WRITTEN TASK: Extract only the lines from the start of the entries below to the line with "(stackout) at(120.5, 105);", inclusive; omit every picture.
— Start of MATERIALS PROVIDED —
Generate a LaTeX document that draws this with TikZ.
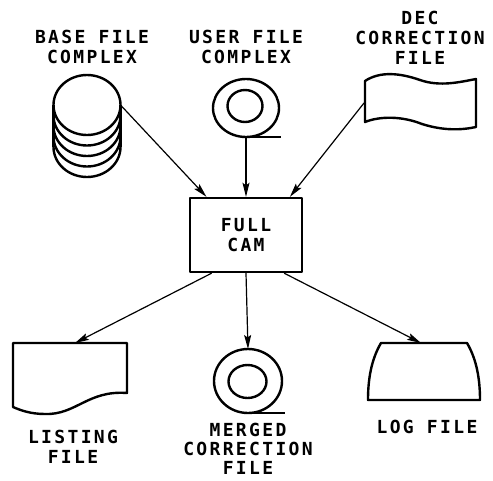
\documentclass[tikz,border=0pt]{standalone}
\usepackage{fontspec}
\newfontfamily\lettering[LetterSpace=13]{DejaVu Sans Mono}
\usetikzlibrary{arrows.meta}

\begin{document}
\begin{tikzpicture}[x=1pt, y=-1pt,
    lettering/.style={font=\lettering\bfseries\fontsize{18}{20}\selectfont, align=center, inner sep=0pt},
    shapeline/.style={line width=2.4pt, line join=round},
    process/.style={draw, shapeline, minimum width=112pt, minimum height=74pt},
    flow/.style={-{Stealth[length=14pt, width=7pt, inset=2.5pt]}, line width=1.2pt}]
    \useasboundingbox (0, 0) rectangle (493, 480);

    % inputs
    \node[lettering] (basetxt) at(92, 47) {BASE FILE\\COMPLEX};
    \node[lettering] (usertxt) at(246, 47) {USER FILE\\COMPLEX};
    \node[lettering] (dectxt) at(420, 38) {DEC\\CORRECTION\\FILE};

    % disk stack
    \draw[shapeline] (87, 105) ellipse[x radius=33.5, y radius=30];
    \draw[shapeline] (53.5, 105) -- (53.5, 147);
    \draw[shapeline] (120.5, 105) -- (120.5, 147);
    \draw[shapeline] (53.5, 115.5) arc[start angle=180, end angle=0, x radius=33.5, y radius=30];
    \draw[shapeline] (53.5, 126) arc[start angle=180, end angle=0, x radius=33.5, y radius=30];
    \draw[shapeline] (53.5, 136.5) arc[start angle=180, end angle=0, x radius=33.5, y radius=30];
    \draw[shapeline] (53.5, 147) arc[start angle=180, end angle=0, x radius=33.5, y radius=30];
    \coordinate (stackout) at(120.5, 105);

    % user tape reel
    \draw[shapeline] (246, 108) ellipse[x radius=33, y radius=29];
    \draw[shapeline] (245, 106) ellipse[x radius=17.5, y radius=16];
    \draw[shapeline] (246, 137) -- (281, 137);
    \coordinate (userout) at(246, 137);

    % dec punched tape
    \draw[shapeline] (365, 81) .. controls (380, 71) and (400, 73) .. (420, 80)
        .. controls (440, 87) and (460, 82) .. (476, 79) -- (476, 127)
        .. controls (462, 130) and (444, 131) .. (422, 124)
        .. controls (402, 116) and (380, 116) .. (365, 122) -- cycle;
    \coordinate (decout) at(364, 103);

    % process
    \node[process, lettering] (cam) at(246, 235) {FULL\\CAM};

    % outputs
    \draw[shapeline] (13, 343) -- (127, 343) -- (127, 393)
        .. controls (88, 390) and (76, 415) .. (45, 414)
        .. controls (30, 414) and (20, 410) .. (13, 407) -- cycle;
    \coordinate (listin) at(75, 343);

    \draw[shapeline] (248, 381) ellipse[x radius=34, y radius=32];
    \draw[shapeline] (247.5, 381.5) ellipse[x radius=19, y radius=16.5];
    \draw[shapeline] (248, 413) -- (285, 413);
    \coordinate (mergein) at(248, 349);

    \draw[shapeline] (381, 343) -- (467, 343)
        .. controls (477, 360) and (480, 380) .. (480, 400) -- (368, 400)
        .. controls (368, 380) and (371, 360) .. (381, 343) -- cycle;
    \coordinate (login) at(421, 343);

    \node[lettering] (listtxt) at(73, 447) {LISTING\\FILE};
    \node[lettering, font=\lettering\bfseries\fontsize{18}{19}\selectfont] (mergetxt) at(248, 449) {MERGED\\CORRECTION\\FILE};
    \node[lettering] (logtxt) at(427, 427) {LOG FILE};

    % connectors
    \draw[flow] (stackout) -- (cam.136);
    \draw[flow] (userout) -- (cam.north);
    \draw[flow] (decout) -- (cam.41);
    \draw[flow] (cam.228) -- (listin);
    \draw[flow] (cam.south) -- (mergein);
    \draw[flow] (cam.315) -- (login);
\end{tikzpicture}
\end{document}
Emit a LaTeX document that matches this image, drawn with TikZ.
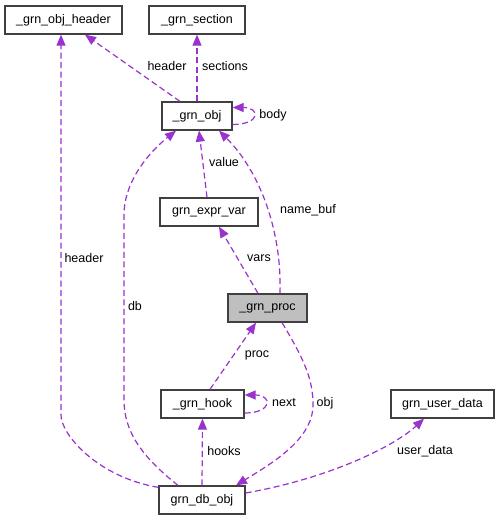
\documentclass[tikz,border=0pt]{standalone}
\usepackage{fontspec}
\setmainfont{Liberation Sans}
\usetikzlibrary{arrows.meta,calc}
\definecolor{edgec}{HTML}{9A32CD}
\definecolor{boxc}{HTML}{404040}
\definecolor{procfill}{HTML}{BFBFBF}
\begin{document}
\begin{tikzpicture}[x=1pt,y=-1pt,
 box/.style={draw=boxc,line width=1.3pt,minimum height=28pt,inner sep=0pt,font=\fontsize{12.5}{14}\selectfont},
 e/.style={draw=edgec,line width=1.2pt,dash pattern=on 6pt off 3.5pt,-{Triangle[length=11pt,width=9pt]}},
 lab/.style={font=\fontsize{12.5}{14}\selectfont,inner sep=0pt}]
\useasboundingbox[fill=white] (0,0) rectangle (500,520);
\node[box,minimum width=117pt] (hdr) at (63.5,20) {\_grn\_obj\_header};
\node[box,minimum width=96pt] (sec) at (197,20) {\_grn\_section};
\node[box,minimum width=70pt] (obj) at (197,116) {\_grn\_obj};
\node[box,minimum width=98pt] (expr) at (209,212) {grn\_expr\_var};
\node[box,minimum width=79pt,fill=procfill] (proc) at (267.5,308) {\_grn\_proc};
\node[box,minimum width=83pt] (hook) at (202.5,404) {\_grn\_hook};
\node[box,minimum width=86pt] (db) at (202,500) {grn\_db\_obj};
\node[box,minimum width=103pt] (ud) at (442.5,404) {grn\_user\_data};

% edges
\draw[e] ([xshift=-17pt]obj.north) -- ([xshift=21.5pt]hdr.south);
\node[lab] (l1) at (167,66) {header};
\draw[e] (obj.north) -- (sec.south);
\node[lab] (l2) at (225,66) {sections};
\draw[e] ([yshift=-8.5pt]obj.east) .. controls +(28pt,0pt) and +(28pt,0pt) .. ([yshift=8.5pt]obj.east);
\node[lab] (l3) at (273,115) {body};
\draw[e] ([xshift=-2pt]expr.north) -- ([xshift=2pt]obj.south);
\node[lab] (l4) at (224,162) {value};
\draw[e] ([xshift=12.5pt]proc.north) .. controls +(2,-64) and +(40,40) .. ([xshift=22pt]obj.south);
\node[lab] (l5) at (308,210) {name\_buf};
\draw[e] ([xshift=-9.5pt]proc.north) -- ([xshift=10pt]expr.south);
\node[lab] (l6) at (259,258) {vars};
\draw[e] ([xshift=-24pt]db.north) .. controls +(-38,-30) and +(0,30) .. (124,400) -- (124,215) .. controls +(0,-35) and +(-25,20) .. ([xshift=-21pt]obj.south);
\node[lab] (l7) at (135,306) {db};
\draw[e] ([yshift=-2pt]db.north west) .. controls +(-60,-10) and +(0,20) .. (61,415) -- ([xshift=-2.5pt]hdr.south);
\node[lab] (l8) at (84,258) {header};
\draw[e] ([xshift=7.5pt]hook.north) -- ([xshift=-11.5pt]proc.south);
\node[lab] (l9) at (257,355) {proc};
\draw[e] ([yshift=-9pt]hook.east) .. controls +(28pt,0pt) and +(28pt,0pt) .. ([yshift=9pt]hook.east);
\node[lab] (l10) at (284,403) {next};
\draw[e] (db.north) -- (hook.south);
\node[lab] (l11) at (224,451) {hooks};
\draw[e] ([xshift=14.5pt]proc.south) .. controls +(23,38) and +(0,-25) .. (313,405) .. controls +(0,35) and +(34,-21) .. ([xshift=34pt]db.north);
\node[lab] (l12) at (325,403) {obj};
\draw[e] ([yshift=7pt]db.east) .. controls +(85,-15) and +(-29,27) .. ([xshift=-18.5pt]ud.south);
\node[lab] (l13) at (425,451) {user\_data};
\end{tikzpicture}
\end{document}
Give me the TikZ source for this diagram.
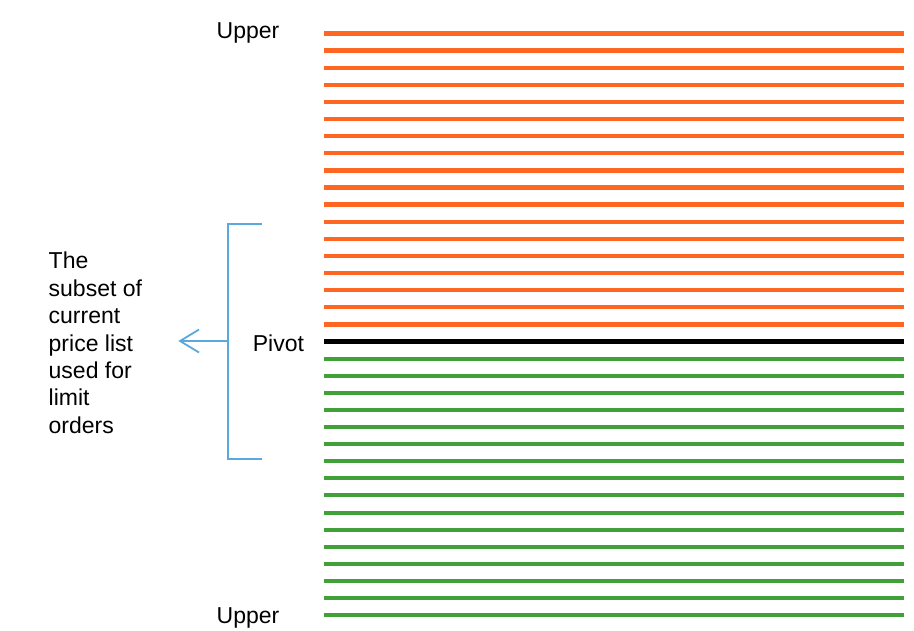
\documentclass[tikz,border=0pt]{standalone}
\usepackage{fontspec}
\setmainfont{Liberation Sans}
\usetikzlibrary{arrows.meta}
\definecolor{askorange}{RGB}{255,102,34}
\definecolor{bidgreen}{RGB}{66,160,56}
\definecolor{bracketblue}{RGB}{90,168,222}
\tikzset{
  lbl/.style={inner sep=0pt, font=\fontsize{23}{27.4}\selectfont},
  askline/.style={askorange, line width=4.4pt},
  pivline/.style={black, line width=4.4pt},
  bidline/.style={bidgreen, line width=4pt},
  brk/.style={bracketblue, line width=1.8pt},
}
\begin{document}
\begin{tikzpicture}[x=1pt,y=-1pt]
\useasboundingbox (0,0) rectangle (914,630);
% price levels
\foreach \i in {0,...,17}{
  \draw[askline] (324,{33.5+17.11*\i}) -- (904,{33.5+17.11*\i});
}
\draw[pivline] (324,{33.5+17.11*18}) -- (904,{33.5+17.11*18});
\foreach \i in {19,...,34}{
  \draw[bidline] (324,{33.5+17.11*\i}) -- (904,{33.5+17.11*\i});
}
% labels
\node[lbl, anchor=base west] (uppertop) at (216.5,38.3) {Upper};
\node[lbl, anchor=base west] (upperbot) at (216.5,623.3) {Upper};
\node[lbl, anchor=base west] (pivot) at (252.7,351.7) {Pivot};
\node[lbl, anchor=north west, align=left] (subset) at (48.5,252.0)
  {The\\subset of\\current\\price list\\used for\\limit\\orders};
% bracket
\coordinate (btop) at (261.7,224);
\coordinate (bbot) at (261.7,459.3);
\coordinate (bmid) at (227.7,341);
\coordinate (tip) at (178.3,341);
\draw[brk] (btop) -- (227.7,224) -- (227.7,459.3) -- (bbot);
\draw[brk, -{Straight Barb[length=19pt, width=23pt, line width=1.8pt]}] (bmid) -- (tip);
\end{tikzpicture}
\end{document}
— End of MATERIALS PROVIDED —
TASK OUTPUT:
Generate a LaTeX document that draws this with TikZ.
\documentclass[tikz,border=0pt]{standalone}
\usepackage{fontspec}
\newfontfamily\lettering[LetterSpace=13]{DejaVu Sans Mono}
\usetikzlibrary{arrows.meta}

\begin{document}
\begin{tikzpicture}[x=1pt, y=-1pt,
    lettering/.style={font=\lettering\bfseries\fontsize{18}{20}\selectfont, align=center, inner sep=0pt},
    shapeline/.style={line width=2.4pt, line join=round},
    process/.style={draw, shapeline, minimum width=112pt, minimum height=74pt},
    flow/.style={-{Stealth[length=14pt, width=7pt, inset=2.5pt]}, line width=1.2pt}]
    \useasboundingbox (0, 0) rectangle (493, 480);

    % inputs
    \node[lettering] (basetxt) at(92, 47) {BASE FILE\\COMPLEX};
    \node[lettering] (usertxt) at(246, 47) {USER FILE\\COMPLEX};
    \node[lettering] (dectxt) at(420, 38) {DEC\\CORRECTION\\FILE};

    % disk stack
    \draw[shapeline] (87, 105) ellipse[x radius=33.5, y radius=30];
    \draw[shapeline] (53.5, 105) -- (53.5, 147);
    \draw[shapeline] (120.5, 105) -- (120.5, 147);
    \draw[shapeline] (53.5, 115.5) arc[start angle=180, end angle=0, x radius=33.5, y radius=30];
    \draw[shapeline] (53.5, 126) arc[start angle=180, end angle=0, x radius=33.5, y radius=30];
    \draw[shapeline] (53.5, 136.5) arc[start angle=180, end angle=0, x radius=33.5, y radius=30];
    \draw[shapeline] (53.5, 147) arc[start angle=180, end angle=0, x radius=33.5, y radius=30];
    \coordinate (stackout) at(120.5, 105);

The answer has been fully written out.